Alberto Lleras: conciencia moral del siglo XX
Por: Gustavo Páez Escobar
Entre las grandes calidades que marcaron la personalidad del presidente Alberto Lleras Camargo, la más sobresaliente es, sin duda, su moral acendrada. Esa brújula dirigió todos sus actos, tanto en la actividad pública como en su vida privada. En la política, caracterizado por la ecuanimidad, la serenidad y la disposición al diálogo, fue respetuoso con los rivales del partido contrario, y dentro de su propia colectividad guardó absoluta compostura con quienes no compartían sus ideas.
Esto no se oponía a que fuera vehemente en la defensa de sus principios. Su opinión, en cincuenta años del siglo pasado –hasta que él mismo quiso marginarse de la política, argumentando quebrantos de salud en sus últimos tiempos–, pesaba en la nación como la de un certero orientador de la democracia. Resulta imposible concebir el desarrollo social y político de Colombia durante el siglo XX sin incluir a Lleras Camargo entre sus líderes más probos y decisivos.
Como político y gobernante, tuvo actuaciones grandiosas que lo engrandecen ante la historia. Con la tranquilidad y la firmeza de su voz, en julio de 1944, como Ministro de Gobierno, aplasta el movimiento sedicioso que había puesto preso al presidente López Pumarejo en la ciudad de Pasto. Como Primer Designado, en 1945, entra a ocupar la Presidencia por renuncia de López, y al año siguiente, dividido su partido entre Gaitán y Gabriel Turbay, sale victorioso el candidato conservador, Mariano Ospina Pérez.

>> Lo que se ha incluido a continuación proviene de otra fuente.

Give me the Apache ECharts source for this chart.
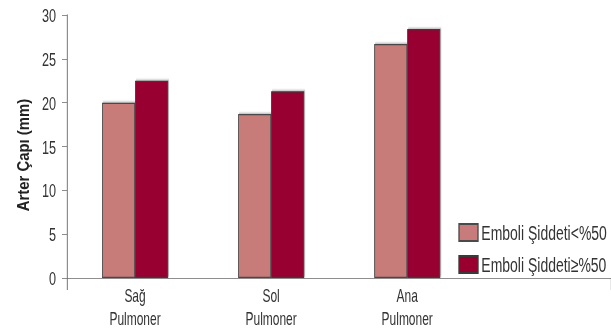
<!DOCTYPE html>
<html>
<head>
<meta charset="utf-8">
<script src="https://cdn.jsdelivr.net/npm/echarts@6/dist/echarts.min.js"></script>
<style>
html,body{margin:0;padding:0;background:#fff;overflow:hidden;}
#tu1{height:334px;transform-origin:0 0;}
</style>
</head>
<body>
<div id="tu1"></div>
<script>
// kategoriler (son boş kategori legend alanı için)
var categories = ['Sağ\nPulmoner', 'Sol\nPulmoner', 'Ana\nPulmoner', ''];
var seriesNames = ['Emboli Şiddeti<%50', 'Emboli Şiddeti≥%50'];
var lowData = [20.0, 18.7, 26.7, '-'];   // Emboli Şiddeti <%50
var highData = [22.5, 21.3, 28.4, '-'];  // Emboli Şiddeti >=%50
var yTicks = [0, 5, 10, 15, 20, 25, 30];
var yTitle = 'Arter Çapı (mm)';

// dar (condensed) yazı görünümü için grafik yatayda K kat geniş çiziliyor, css ile sıkıştırılıyor
var K = 1.5;
function sx(v) { return v * K; }

var font = '"Liberation Sans", Arial, sans-serif';
var dom = document.getElementById('tu1');
dom.style.width = sx(611) + 'px';
dom.style.transform = 'scaleX(' + (1 / K) + ')';

var myChart = echarts.init(dom, null, { renderer: 'svg' });
var option = {
    animation: false,
    textStyle: { fontFamily: font },
    grid: {
        left: sx(67),
        right: 0,
        top: 15,
        bottom: 56
    },
    legend: {
        orient: 'vertical',
        left: sx(455),
        top: 217,
        itemWidth: sx(19),
        itemHeight: 17,
        itemGap: 11,
        icon: 'rect',
        textStyle: { fontSize: 21, color: '#333', fontFamily: font },
        data: seriesNames
    },
    graphic: [{
        type: 'text',
        x: sx(23),
        y: 155,
        rotation: Math.PI / 2,
        scaleX: 0.875,
        scaleY: K,
        style: {
            text: yTitle,
            font: 'bold 17px ' + font,
            fill: '#222',
            align: 'center',
            verticalAlign: 'middle'
        }
    }],
    xAxis: {
        type: 'category',
        data: categories,
        axisLine: { lineStyle: { color: '#777', width: 1 } },
        axisTick: {
            show: true,
            length: 12,
            lineStyle: { color: '#777', width: K },
            interval: function (index) { return index === 0; }
        },
        axisLabel: {
            fontSize: 18,
            lineHeight: 23,
            color: '#333',
            margin: 6,
            interval: 0
        }
    },
    yAxis: {
        type: 'value',
        min: yTicks[0],
        max: yTicks[yTicks.length - 1],
        interval: 5,
        splitLine: { show: false },
        axisLine: { show: true, lineStyle: { color: '#777', width: K } },
        axisTick: { show: true, length: sx(5), lineStyle: { color: '#777', width: 1 } },
        axisLabel: { fontSize: 19, color: '#333', margin: sx(11) }
    },
    series: [
        {
            name: seriesNames[0],
            type: 'bar',
            barWidth: sx(33),
            barGap: '0%',
            data: lowData,
            itemStyle: {
                color: '#C77B7A',
                borderColor: '#4a4a4a',
                borderWidth: 1.3,
                shadowColor: 'rgba(0,0,0,0.3)',
                shadowBlur: 2,
                shadowOffsetX: 1.5,
                shadowOffsetY: -1
            }
        },
        {
            name: seriesNames[1],
            type: 'bar',
            barWidth: sx(33),
            barGap: '0%',
            data: highData,
            itemStyle: {
                color: '#990030',
                borderColor: '#3a3a3a',
                borderWidth: 1.3,
                shadowColor: 'rgba(0,0,0,0.3)',
                shadowBlur: 2,
                shadowOffsetX: 1.5,
                shadowOffsetY: -1
            }
        }
    ]
};
myChart.setOption(option);
</script>
</body>
</html>
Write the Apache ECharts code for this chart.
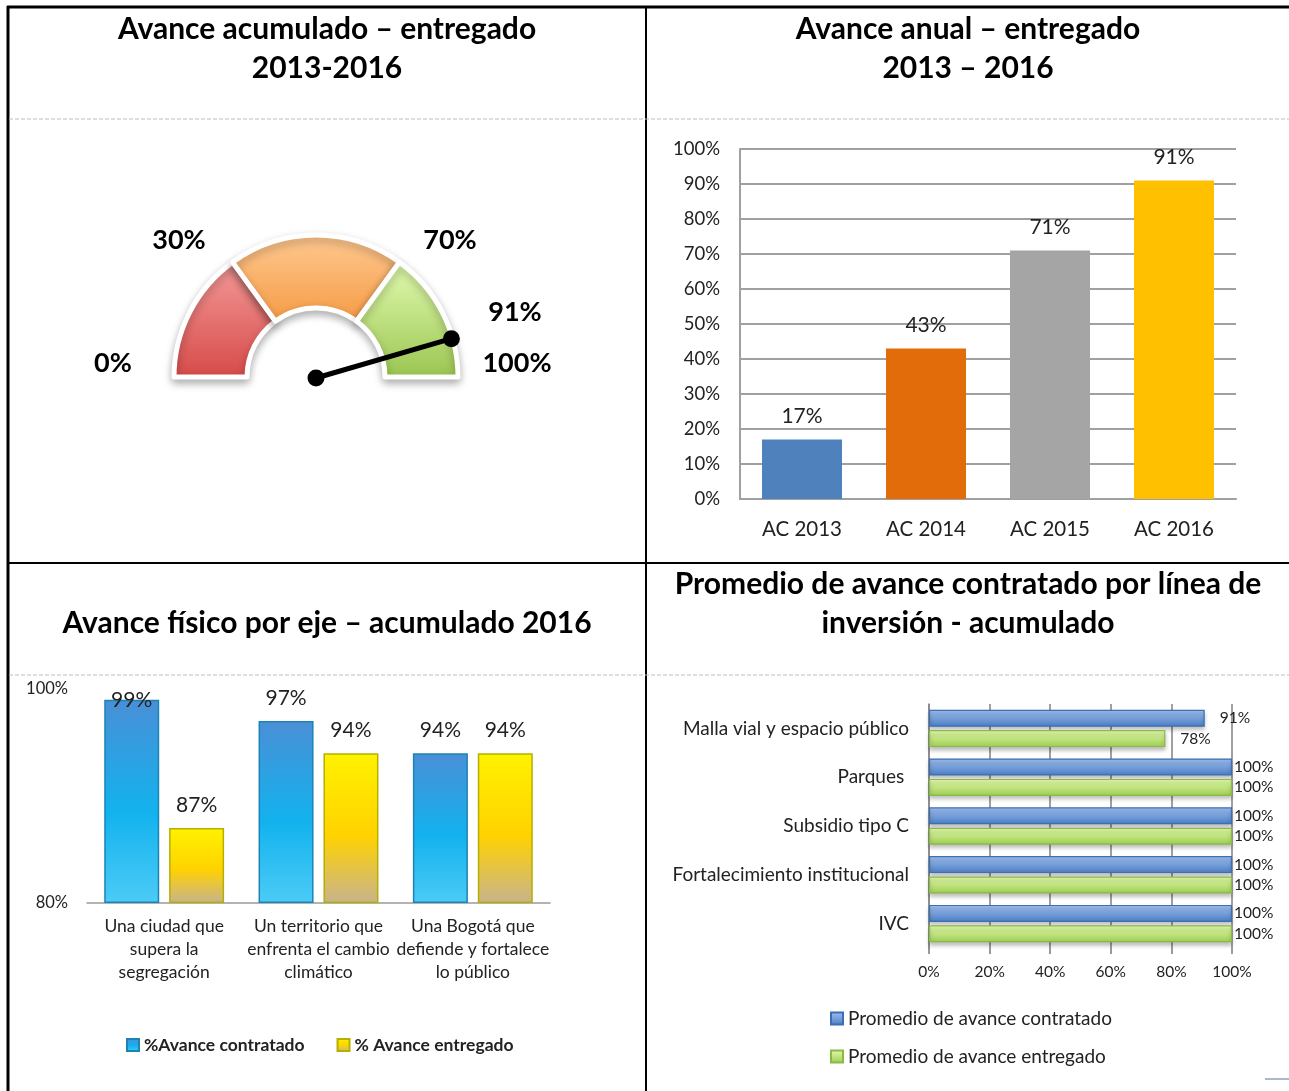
<!DOCTYPE html>
<html>
<head>
<meta charset="utf-8">
<script src="https://cdn.jsdelivr.net/npm/echarts@6/dist/echarts.min.js"></script>
<style>
html,body{margin:0;padding:0;background:#fff;}
#main{width:1289px;height:1091px;}
</style>
</head>
<body>
<div id="main"></div>
<script>
// avance acumulado (velocimetro)
var gaugeTicks = [0, 30, 70, 100];
var gaugeValue = 91;

// avance anual
var yearCats = ['AC 2013', 'AC 2014', 'AC 2015', 'AC 2016'];
var yearValues = [17, 43, 71, 91];

// avance fisico por eje
var ejeCats = ['Una ciudad que\nsupera la\nsegregación', 'Un territorio que\nenfrenta el cambio\nclimático', 'Una Bogotá que\ndefiende y fortalece\nlo público'];
var ejeContratado = [99, 97, 94];
var ejeEntregado = [87, 94, 94];

// promedio por linea de inversion
var lineaCats = ['Malla vial y espacio público', 'Parques ', 'Subsidio tipo C', 'Fortalecimiento institucional', 'IVC'];
var lineaContratado = [91, 100, 100, 100, 100];
var lineaEntregado = [78, 100, 100, 100, 100];

var FONT = 'Lato';
var chart = echarts.init(document.getElementById('main'));
var LG = echarts.graphic.LinearGradient;

function txt(s, x, y, size, bold) {
    return {
        type: 'text', x: x, y: y, silent: true,
        style: {
            text: s, font: (bold ? 'bold ' : '') + size + 'px ' + FONT, fill: '#000',
            align: 'center', verticalAlign: 'middle', textAlign: 'center', textVerticalAlign: 'middle'
        }
    };
}
function ln(x1, y1, x2, y2, w, color, dash) {
    return {
        type: 'line', silent: true,
        shape: {x1: x1, y1: y1, x2: x2, y2: y2},
        style: {stroke: color || '#000', lineWidth: w, lineDash: dash || null}
    };
}

var graphics = [
    ln(7, 7, 1289, 7, 3), ln(8, 6, 8, 1091, 3), ln(646, 6, 646, 1091, 2), ln(8, 563, 1289, 563, 2),
    ln(9, 119, 1289, 119, 1, '#bdbdbd', [4, 2]), ln(9, 675, 1289, 675, 1, '#bdbdbd', [4, 2]),
    ln(1265, 1079, 1289, 1079, 2, '#a9b9cd'),
    txt('Avance acumulado – entregado', 327, 29, 30, true),
    txt('2013-2016', 327, 68, 30, true),
    txt('Avance anual – entregado', 968, 29, 30, true),
    txt('2013 – 2016', 968, 68, 30, true),
    txt('Avance físico por eje – acumulado 2016', 327, 623, 30, true),
    txt('Promedio de avance contratado por línea de', 968, 584, 30, true),
    txt('inversión - acumulado', 968, 623, 30, true)
];
// etiquetas del velocimetro
var gaugeLabelPos = [[113, 363], [179, 240], [450, 240], [517, 363]];
gaugeTicks.forEach(function (t, i) {
    graphics.push(txt(t + '%', gaugeLabelPos[i][0], gaugeLabelPos[i][1], 27, true));
});
graphics.push(txt(gaugeValue + '%', 515, 312, 27, true));

var segColors = [
    new LG(0, 0, 0, 1, [{offset: 0, color: '#f59b9b'}, {offset: 1, color: '#d54a47'}]),
    new LG(0, 0, 0, 1, [{offset: 0, color: '#ffca92'}, {offset: 1, color: '#f59a44'}]),
    new LG(0, 0, 0, 1, [{offset: 0, color: '#e3fcb2'}, {offset: 1, color: '#99c44f'}])
];
var segData = [];
for (var i = 1; i < gaugeTicks.length; i++) {
    segData.push({
        value: gaugeTicks[i] - gaugeTicks[i - 1],
        itemStyle: {color: segColors[i - 1], borderColor: '#fff', borderWidth: 5,
            shadowBlur: 8, shadowOffsetY: 4, shadowColor: 'rgba(0,0,0,0.28)'}
    });
}
segData.push({value: gaugeTicks[gaugeTicks.length - 1], itemStyle: {color: 'rgba(0,0,0,0)'}});

var yearColors = ['#4f81bd', '#e36c0a', '#a5a5a5', '#ffc000'];

var blueV = new LG(0, 0, 0, 1, [{offset: 0, color: '#4a8fd6'}, {offset: 0.55, color: '#12b2ee'}, {offset: 1, color: '#4ccbf6'}]);
var yellowV = new LG(0, 0, 0, 1, [{offset: 0, color: '#fff200'}, {offset: 0.55, color: '#ffd200'}, {offset: 1, color: '#c8b38e'}]);
var blueH = new LG(0, 0, 0, 1, [{offset: 0, color: '#a3c1f2'}, {offset: 1, color: '#4a7dc2'}]);
var greenH = new LG(0, 0, 0, 1, [{offset: 0, color: '#e4fcae'}, {offset: 1, color: '#9dcc52'}]);

option = {
    animation: false,
    textStyle: {fontFamily: FONT},
    graphic: graphics,
    polar: {center: [316, 378], radius: 141},
    angleAxis: {type: 'value', min: 0, max: 200, startAngle: 180, clockwise: true, show: false},
    radiusAxis: {type: 'value', min: 0, max: 1, show: false},
    grid: [
        {left: 740, top: 149, width: 496, height: 350},
        {left: 87, top: 689, width: 463, height: 214},
        {left: 929, top: 704, width: 303, height: 244}
    ],
    xAxis: [
        {gridIndex: 0, type: 'category', data: yearCats,
            axisLine: {lineStyle: {color: '#a0a0a0', width: 2}}, axisTick: {show: false},
            axisLabel: {fontSize: 20.5, color: '#222', margin: 20}},
        {gridIndex: 1, type: 'category', data: ejeCats,
            axisLine: {lineStyle: {color: '#9a9a9a', width: 1.5}}, axisTick: {show: false},
            axisLabel: {fontSize: 17.5, lineHeight: 23, color: '#222', margin: 12, interval: 0}},
        {gridIndex: 2, type: 'value', min: 0, max: 100, interval: 20,
            axisLine: {show: false}, axisTick: {show: true, length: 6, lineStyle: {color: '#7a7a7a', width: 1.5}},
            splitLine: {lineStyle: {color: '#808080', width: 1.5}},
            axisLabel: {formatter: '{value}%', fontSize: 15.5, color: '#222', margin: 16}}
    ],
    yAxis: [
        {gridIndex: 0, type: 'value', min: 0, max: 100, interval: 10,
            axisLine: {show: true, lineStyle: {color: '#a0a0a0', width: 2}},
            splitLine: {lineStyle: {color: '#a0a0a0', width: 2}},
            axisLabel: {formatter: '{value}%', fontSize: 18.5, color: '#222', margin: 20}},
        {gridIndex: 1, type: 'value', min: 80, max: 100, interval: 20, startValue: 80,
            axisLine: {show: false}, splitLine: {show: false},
            axisLabel: {formatter: '{value}%', fontSize: 16.5, color: '#222', margin: 19}},
        {gridIndex: 2, type: 'category', data: lineaCats, inverse: true,
            axisLine: {lineStyle: {color: '#888', width: 1.5}}, axisTick: {show: false},
            axisLabel: {fontSize: 19, color: '#222', margin: 20}}
    ],
    legend: [
        {data: ['%Avance contratado', '% Avance entregado'], left: 121, top: 1031,
            icon: 'rect', itemWidth: 12, itemHeight: 12, itemGap: 32,
            textStyle: {fontSize: 17.5, fontWeight: 'bold', color: '#222'}},
        {data: ['Promedio de avance contratado', 'Promedio de avance entregado'], orient: 'vertical',
            left: 825, top: 1004, icon: 'rect', itemWidth: 12, itemHeight: 12, itemGap: 19,
            textStyle: {fontSize: 19, color: '#222'}}
    ],
    series: [
        {type: 'pie', center: [316, 377], radius: [69, 142], startAngle: 180, clockwise: true,
            silent: true, label: {show: false}, labelLine: {show: false}, emphasis: {disabled: true},
            data: segData, z: 2},
        {type: 'line', coordinateSystem: 'polar', silent: true, z: 5,
            data: [[0, gaugeValue], [1, gaugeValue]],
            symbol: 'circle', symbolSize: 17, showSymbol: true,
            lineStyle: {color: '#000', width: 5}, itemStyle: {color: '#000'}},
        {type: 'bar', xAxisIndex: 0, yAxisIndex: 0, barWidth: 80,
            data: yearValues.map(function (v, i) {
                return {value: v, itemStyle: {color: yearColors[i]}};
            }),
            label: {show: true, position: 'top', distance: 13, fontSize: 21, color: '#222', formatter: '{c}%'}},
        {name: '%Avance contratado', type: 'bar', xAxisIndex: 1, yAxisIndex: 1, barWidth: 55, barGap: '18%',
            data: ejeContratado.map(function (v, i) {
                return i === 0 ? {value: v, label: {position: 'insideTop', distance: -10}} : v;
            }),
            itemStyle: {color: blueV, borderColor: '#1c84b4', borderWidth: 1.5},
            label: {show: true, position: 'top', distance: 12, fontSize: 21, color: '#222', formatter: '{c}%'}},
        {name: '% Avance entregado', type: 'bar', xAxisIndex: 1, yAxisIndex: 1, barWidth: 55,
            data: ejeEntregado,
            itemStyle: {color: yellowV, borderColor: '#b5b000', borderWidth: 1.5},
            label: {show: true, position: 'top', distance: 12, fontSize: 21, color: '#222', formatter: '{c}%'}},
        {name: 'Promedio de avance contratado', type: 'bar', xAxisIndex: 2, yAxisIndex: 2, barWidth: 17, barGap: '20%',
            data: lineaContratado.map(function (v) {
                return v < 100 ? {value: v, label: {distance: 15}} : v;
            }),
            itemStyle: {color: blueH, borderColor: '#3a6fb5', borderWidth: 1.2,
                shadowBlur: 4, shadowOffsetY: 3, shadowColor: 'rgba(0,0,0,0.25)'},
            label: {show: true, position: 'right', distance: 2, fontSize: 15.5, color: '#222', formatter: '{c}%'}},
        {name: 'Promedio de avance entregado', type: 'bar', xAxisIndex: 2, yAxisIndex: 2, barWidth: 17,
            data: lineaEntregado.map(function (v) {
                return v < 100 ? {value: v, label: {distance: 15}} : v;
            }),
            itemStyle: {color: greenH, borderColor: '#8cb845', borderWidth: 1.2,
                shadowBlur: 4, shadowOffsetY: 3, shadowColor: 'rgba(0,0,0,0.25)'},
            label: {show: true, position: 'right', distance: 2, fontSize: 15.5, color: '#222', formatter: '{c}%'}}
    ]
};

chart.setOption(option);
</script>
</body>
</html>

En momentos de agudo enfrentamiento partidista como el que se vivía entonces, muchos de sus copartidarios le aconsejan que no entregue el poder. Pero él, obrando con el pundonor y el sentido republicano que lo distinguen, cumple con dignidad y gallardía el mandato de las urnas. Para él, la moral política estaba por encima de mezquinas apetencias que destrozaban la armonía entre los dos partidos.
Cuando se siente la peor época de terror y represalia implantada por el gobierno militar de Rojas Pinilla, renuncia a la rectoría de la Universidad de los Andes para dirigir un movimiento que active las fuerzas vivas de la nacionalidad y retorne al país a la democracia. Busca en España al presidente derrocado, Laureano Gómez, que es al propio tiempo la persona más importante del partido conservador –y de quien lo separan hondas ideologías–, y suscribe con él los pactos de Benidorm (24 de julio de 1956) y de Sitges (20 de julio de 1957), que ocasionan el desplome de la dictadura y originan el Frente Nacional.
La alternación en el poder de los dos partidos tradicionales por espacio de 16 años, si bien es criticada con el paso de los días como un sistema perjudicial para el ejercicio de la oposición, representa en el momento un mecanismo eficaz para restablecer el orden quebrantado y propiciar la convivencia de los colombianos. Es el jefe conservador quien señala el nombre de Lleras para iniciar ese período histórico, y el país acoge con entusiasmo esa proclamación. Ante Laureano Gómez, presidente del Congreso, Lleras se posesiona como primer presidente del Frente Nacional, el 7 de agosto de 1958.
Su Gobierno se caracteriza por la pulcritud, la concordia partidista, el respeto a la constitución y el progreso social. Debe enfrentarse, sin embargo, a serios problemas de orden público, y en su propio partido, a la fuerte oposición de López Michelsen, que se declara en disidencia contra el Frente Nacional. Lleras instituye un mandato equilibrado, reflexivo y firme, que se nutre de la legalidad, el decoro y el espíritu republicano, ejes primordiales que siempre han gobernado su desempeño público. Al término de su administración, la nación entera lo aplaude.
No se sabe qué admirar más en Alberto Lleras Camargo: si al estadista o al hombre de letras. En este último campo, autor de memorables escritos que van quedando registrados en periódicos y revistas, y de magistrales discursos que fijan el derrotero de sucesos destacados, su pluma pasa a la historia como forjadora de páginas de la mejor estirpe literaria.
Este 3 de julio, al celebrarse los cien años de su natalicio, Colombia rinde cálido tributo de admiración a uno de los mayores protagonistas del siglo XX, cuya vida inmaculada debe imitarse por políticos y ciudadanos del común, y cuyo acervo intelectual sirve de paradigma para un país que se ha olvidado de la disciplina de pensar.
El Espectador, Bogotá, 4 de julio de 2006.